Children generally need a booster seat until they reach about 4 feet 9 inches tall (57 inches, or 145 cm). That’s the threshold used in most state laws and by most booster seat manufacturers. But height alone doesn’t tell the full story. The real test is whether your child’s body fits the vehicle seat belt correctly without a booster lifting them up.
Why 4’9″ Is the Standard
Vehicle seat belts are designed for adult bodies. The lap belt and shoulder belt are engineered to distribute crash forces across the pelvis and rib cage, the two structures best able to absorb that energy. On a shorter child, the same belt system rides too high. The lap portion sits across the soft abdomen instead of the upper thighs, and the shoulder belt crosses the neck or face instead of the mid-chest.
A booster seat solves this by raising your child so the belt geometry lines up with the right parts of their body. At around 4 feet 9 inches, most children are tall enough that the seat belt fits properly on its own. That said, some kids reach that height at age 8, others not until 10 or 12. Age matters far less than actual body size.
The Seat Belt Fit Test
Rather than relying on a single number, you can check whether your child is ready to ride without a booster by having them sit in the vehicle seat with the seat belt buckled. All five of these should be true at the same time:
- Back against the seat: Your child’s back sits flush against the vehicle seat back without slouching forward.
- Knees bend at the edge: Their knees bend naturally over the front edge of the seat cushion, with feet flat on the floor.
- Lap belt on the thighs: The lap belt lies snugly across the upper thighs, not riding up onto the stomach.
- Shoulder belt on the chest: The shoulder belt crosses the middle of the chest and shoulder, not the neck or face.
- Belt stays in place: The child can sit this way for the entire ride without shifting the belt under their arm or behind their back.
If any one of these fails, your child still needs the booster. This is true even if they’ve technically hit 4’9″, because torso length, leg length, and the specific vehicle all play a role.
What Happens if the Belt Doesn’t Fit
When a seat belt rides across a child’s abdomen instead of their pelvis, a crash can force the belt into soft internal organs. Documented injuries in belt-restrained children who weren’t properly positioned include lacerated intestines, ruptured spleens, and spinal injuries. These are sometimes called “seat belt syndrome” and they’re largely preventable with a properly fitted booster.
Children who find the shoulder belt uncomfortable across their neck will often tuck it under their arm or behind their back. Both positions are dangerous. With the shoulder belt under the arm, the upper body has almost no restraint in a crash, and the belt concentrates force on the ribs and abdomen instead of distributing it across the stronger chest and shoulder structure.
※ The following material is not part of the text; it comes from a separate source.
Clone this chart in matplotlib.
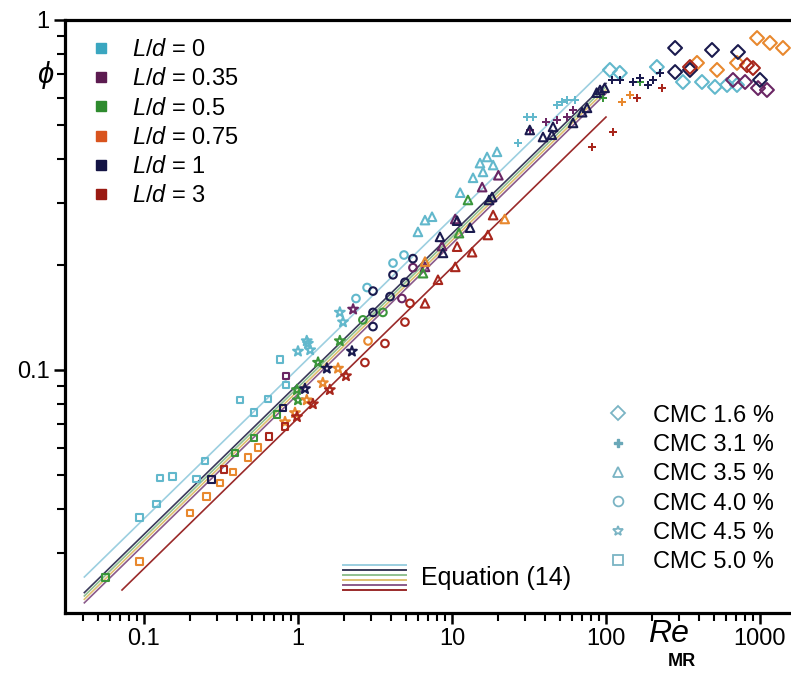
import matplotlib
matplotlib.use('Agg')
import matplotlib.pyplot as plt
from matplotlib import ticker
from matplotlib.lines import Line2D
from matplotlib.legend_handler import HandlerBase

plt.rcParams['font.family'] = ['Liberation Sans', 'DejaVu Sans']
plt.rcParams['mathtext.fontset'] = 'custom'
plt.rcParams['mathtext.it'] = 'Liberation Sans:italic'
plt.rcParams['mathtext.rm'] = 'Liberation Sans'

# --- data ---
ld_labels = ['0', '0.35', '0.5', '0.75', '1', '3']
cmc_labels = ['1.6', '3.1', '3.5', '4.0', '4.5', '5.0']

re_ld0 = [0.094, 0.121, 0.127, 0.154, 0.218, 0.249, 0.42, 0.518, 0.638, 0.764, 0.836,
          1.0, 1.14, 1.16, 1.2, 1.87, 1.96, 2.38, 2.81, 4.14, 4.88, 6.01, 6.68, 7.42,
          11.3, 13.7, 15.2, 15.9, 16.9, 18.5, 19.6, 26.8, 30.7, 33.6, 48, 51.8, 56, 62.9,
          106, 123, 214, 316, 420, 510, 611, 709]
phi_ld0 = [0.0378, 0.0414, 0.0491, 0.0495, 0.0488, 0.0549, 0.082, 0.0754, 0.0826, 0.107, 0.0906,
           0.113, 0.121, 0.119, 0.114, 0.146, 0.137, 0.160, 0.172, 0.202, 0.213, 0.248, 0.268, 0.274,
           0.321, 0.354, 0.390, 0.368, 0.406, 0.385, 0.420, 0.445, 0.528, 0.528, 0.57, 0.583, 0.59, 0.591,
           0.72, 0.706, 0.734, 0.665, 0.665, 0.644, 0.652, 0.652]
cmc_ld0 = ['5.0'] * 11 + ['4.5'] * 6 + ['4.0'] * 4 + ['3.5'] * 10 + ['3.1'] * 7 + ['1.6'] * 8

re_ld035 = [0.836, 2.28, 4.73, 5.58, 6.68, 8.61, 10.5, 15.7, 20, 32, 41, 48.1, 55.8, 61.1,
            668, 800, 971, 1110]
phi_ld035 = [0.0961, 0.149, 0.160, 0.196, 0.197, 0.226, 0.27, 0.333, 0.36, 0.485, 0.51, 0.518, 0.528, 0.553,
             0.674, 0.665, 0.639, 0.631]
cmc_ld035 = ['5.0'] + ['4.5'] + ['4.0'] * 2 + ['3.5'] * 5 + ['3.1'] * 5 + ['1.6'] * 4

re_ld05 = [0.056, 0.39, 0.518, 0.731, 0.985, 1.0, 1.35, 1.87, 2.64, 3.56, 6.48, 11.1, 12.7, 95, 166]
phi_ld05 = [0.0255, 0.0579, 0.0639, 0.0744, 0.0877, 0.082, 0.105, 0.121, 0.139, 0.146, 0.189, 0.246,
            0.306, 0.60, 0.665]
cmc_ld05 = ['5.0'] * 4 + ['4.5'] * 4 + ['4.0'] * 2 + ['3.5'] * 3 + ['3.1'] * 2

re_ld075 = [0.094, 0.199, 0.256, 0.312, 0.378, 0.474, 0.55, 0.824, 0.956, 1.14, 1.45, 1.82, 2.85,
            6.68, 22, 127, 143, 390, 526, 709, 957, 1160, 1410]
phi_ld075 = [0.0283, 0.039, 0.0434, 0.0475, 0.0511, 0.0561, 0.0599, 0.071, 0.0754, 0.082, 0.0918, 0.101,
             0.121, 0.204, 0.27, 0.583, 0.611, 0.754, 0.72, 0.754, 0.888, 0.86, 0.832]
cmc_ld075 = ['5.0'] * 7 + ['4.5'] * 5 + ['4.0'] + ['3.5'] * 2 + ['3.1'] * 2 + ['1.6'] * 6

re_ld1 = [0.276, 0.80, 1.11, 1.54, 2.24, 3.07, 3.07, 3.07, 3.96, 4.14, 4.95, 5.58, 8.36, 8.74, 10.8,
          13.1, 17.4, 18.2, 32, 39, 44.5, 45.3, 61.1, 70, 75.3, 87, 91.5, 98, 109, 123, 150, 166,
          187, 202, 224, 281, 281, 351, 488, 720, 1000]
phi_ld1 = [0.0485, 0.0778, 0.0883, 0.101, 0.113, 0.133, 0.146, 0.168, 0.162, 0.187, 0.178, 0.208, 0.240,
           0.216, 0.267, 0.255, 0.306, 0.312, 0.485, 0.463, 0.47, 0.495, 0.508, 0.545, 0.561, 0.62,
           0.631, 0.64, 0.674, 0.674, 0.665, 0.683, 0.652, 0.674, 0.706, 0.832, 0.71, 0.72, 0.821,
           0.81, 0.674]
cmc_ld1 = ['5.0'] * 2 + ['4.5'] * 3 + ['4.0'] * 7 + ['3.5'] * 16 + ['3.1'] * 7 + ['1.6'] * 6

re_ld3 = [0.331, 0.648, 0.824, 0.985, 1.25, 1.61, 2.05, 2.72, 3.67, 4.95, 5.34, 6.68, 8.11, 10.5,
          10.8, 13.5, 17.1, 18.5, 81.2, 111, 159, 231, 351, 824, 901]
phi_ld3 = [0.0518, 0.0644, 0.0688, 0.0734, 0.0799, 0.0877, 0.0961, 0.105, 0.119, 0.137, 0.155, 0.155,
           0.181, 0.197, 0.225, 0.217, 0.243, 0.277, 0.434, 0.479, 0.60, 0.639, 0.734, 0.743, 0.729]
cmc_ld3 = ['5.0'] * 3 + ['4.5'] * 4 + ['4.0'] * 4 + ['3.5'] * 7 + ['3.1'] * 4 + ['1.6'] * 3

# Equation (14) lines, end points per L/d
eq_re_start = [0.041, 0.041, 0.041, 0.041, 0.041, 0.072]
eq_re_end = [100, 100, 100, 100, 100, 100]
eq_phi_start = [0.0256, 0.0216, 0.0226, 0.0221, 0.0231, 0.0235]
eq_phi_end = [0.73, 0.617, 0.645, 0.631, 0.659, 0.528]

# --- styles ---
ld_colors = ['#3aa6c0', '#5c1b50', '#2e8b2e', '#d9541e', '#141444', '#9a1a12']
pt_colors = ['#62b8cc', '#6a2664', '#3a963a', '#e8882e', '#1a1a4e', '#a8261c']
line_colors = ['#9ccfe0', '#8a5a8a', '#90c090', '#e0c070', '#3a3a5a', '#9a2a2a']
cmc_markers = {'1.6': 'D', '3.1': 'P', '3.5': '^', '4.0': 'o', '4.5': '*', '5.0': 's'}
cmc_sizes = {'1.6': 50, '3.1': 30, '3.5': 38, '4.0': 30, '4.5': 55, '5.0': 24}

groups = [(re_ld0, phi_ld0, cmc_ld0), (re_ld035, phi_ld035, cmc_ld035), (re_ld05, phi_ld05, cmc_ld05),
          (re_ld075, phi_ld075, cmc_ld075), (re_ld1, phi_ld1, cmc_ld1), (re_ld3, phi_ld3, cmc_ld3)]

fig = plt.figure(figsize=(7.91, 6.73), dpi=100)
ax = fig.add_axes([65 / 791, 60 / 673, 726 / 791, 593 / 673])
ax.set_xscale('log')
ax.set_yscale('log')

eq_lines = []
for i in range(6):
    ln, = ax.plot([eq_re_start[i], eq_re_end[i]], [eq_phi_start[i], eq_phi_end[i]],
                  color=line_colors[i], lw=1.2, zorder=1)
    eq_lines.append(ln)

for g, (re, phi, cmc) in enumerate(groups):
    for c in cmc_labels:
        xs = [r for r, k in zip(re, cmc) if k == c]
        ys = [p for p, k in zip(phi, cmc) if k == c]
        if not xs:
            continue
        m = cmc_markers[c]
        if m == 'P':
            ax.scatter(xs, ys, s=cmc_sizes[c], marker=m, color=pt_colors[g], lw=0, zorder=3)
        else:
            ax.scatter(xs, ys, s=cmc_sizes[c], marker=m, facecolors='none',
                       edgecolors=pt_colors[g], linewidths=1.5, zorder=3)

ax.set_xlim(0.0307, 1590)
ax.set_ylim(0.0202, 1)

ax.spines['right'].set_visible(False)
for side in ['left', 'bottom', 'top']:
    ax.spines[side].set_linewidth(2.3)

fmt = ticker.FuncFormatter(lambda v, p: f'{v:g}')
ax.xaxis.set_major_formatter(fmt)
ax.yaxis.set_major_formatter(fmt)
ax.xaxis.set_minor_formatter(ticker.NullFormatter())
ax.yaxis.set_minor_formatter(ticker.NullFormatter())
ax.tick_params(which='major', direction='out', length=8, width=1.8, labelsize=17, pad=3)
ax.tick_params(which='minor', direction='out', length=6, width=1.5)
ax.tick_params(top=False, right=False, which='both')

# legends
ld_handles = [Line2D([], [], ls='none', marker='s', ms=7, mfc=c, mec=c) for c in ld_colors]
leg1 = ax.legend(ld_handles, [f'$L/d$ = {v}' for v in ld_labels], loc='upper left',
                 bbox_to_anchor=(0.014, 0.996), frameon=False, fontsize=17, handlelength=0.8,
                 handletextpad=0.9, labelspacing=0.31, borderpad=0.2)
ax.add_artist(leg1)

cmc_handles = []
for c in cmc_labels:
    m = cmc_markers[c]
    if m == 'P':
        cmc_handles.append(Line2D([], [], ls='none', marker=m, ms=6, mfc='#6aa8b8', mec='#6aa8b8'))
    else:
        cmc_handles.append(Line2D([], [], ls='none', marker=m, ms=7, mfc='none', mec='#7ab4c4', mew=1.3))
leg2 = ax.legend(cmc_handles, [f'CMC {c} %' for c in cmc_labels], loc='lower right',
                 bbox_to_anchor=(1.0, 0.039), frameon=False, fontsize=17, handlelength=0.8,
                 handletextpad=1.1, labelspacing=0.31, borderpad=0.2)
ax.add_artist(leg2)


class StackHandler(HandlerBase):
    def create_artists(self, legend, orig_handle, xdescent, ydescent, width, height, fontsize, trans):
        arts = []
        n = len(orig_handle)
        for i, h in enumerate(orig_handle):
            y = -ydescent + height * (1.15 - 1.4 * i / (n - 1))
            arts.append(Line2D([-xdescent, -xdescent + width], [y, y], color=h.get_color(),
                               lw=1.4, transform=trans))
        return arts


eq_order = [0, 4, 2, 3, 1, 5]
leg3 = ax.legend([tuple(eq_lines[i] for i in eq_order)], ['Equation (14)'], loc='lower left',
                 bbox_to_anchor=(0.352, 0.0), frameon=False, fontsize=18, handlelength=2.5,
                 handletextpad=0.6, handler_map={tuple: StackHandler()})

fig.text(45 / 791, 1 - 75 / 673, 'ϕ', fontsize=21, style='italic', ha='center', va='center')
fig.text(668 / 791, 1 - 634 / 673, 'Re', fontsize=23, style='italic', ha='center', va='center')
fig.text(682 / 791, 1 - 662 / 673, 'MR', fontsize=13, weight='bold', ha='center', va='center')

fig.savefig('out.png', dpi=100)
Booster Seat Height and Weight Limits
Most booster seats on the market accommodate children from about 38 to 57 inches tall and 40 to 100 or 110 pounds, depending on the model. A typical example: the Chicco KidFit allows 40 to 100 pounds in high-back mode and 40 to 110 pounds as a backless booster, with a height range of 38 to 57 inches in both configurations.
High-back boosters have a built-in headrest and side panels that guide the shoulder belt into the correct position. They’re a better choice for vehicles where the seat back is low or doesn’t have a headrest, and they provide some side-impact protection. Backless boosters simply raise the child’s seating position so the vehicle’s own seat belt lines up correctly. They work well in vehicles with taller seat backs and adjustable headrests, but they depend entirely on the vehicle’s geometry to route the shoulder belt properly.
Why the Same Child Might Fit in One Car but Not Another
Seat belt anchor points, seat cushion depth, and headrest positions all vary between vehicles. NHTSA testing found that roughly half of child restraint and vehicle combinations showed some interference between the booster and the vehicle’s head restraint, which can affect how well the seat positions your child. A child who passes the belt fit test in your SUV might fail it in a sedan with a shorter seat cushion or different belt geometry.
This means it’s worth re-checking the fit any time your child rides in a different vehicle. Carpools, rentals, and grandparents’ cars can all have belt systems that sit differently, even if your child is the same height they were yesterday.
State Laws Vary
Most states require booster seats until a child reaches a specific age, height, or weight, whichever comes last. The height threshold in most state laws is 4 feet 9 inches, but the age requirements range from 6 to 8 depending on where you live, and some states set the cutoff by weight instead. Check your state’s specific law, but treat 4’9″ with a passing belt fit test as the practical minimum regardless of what your state technically requires. The physics of a crash don’t change at state lines.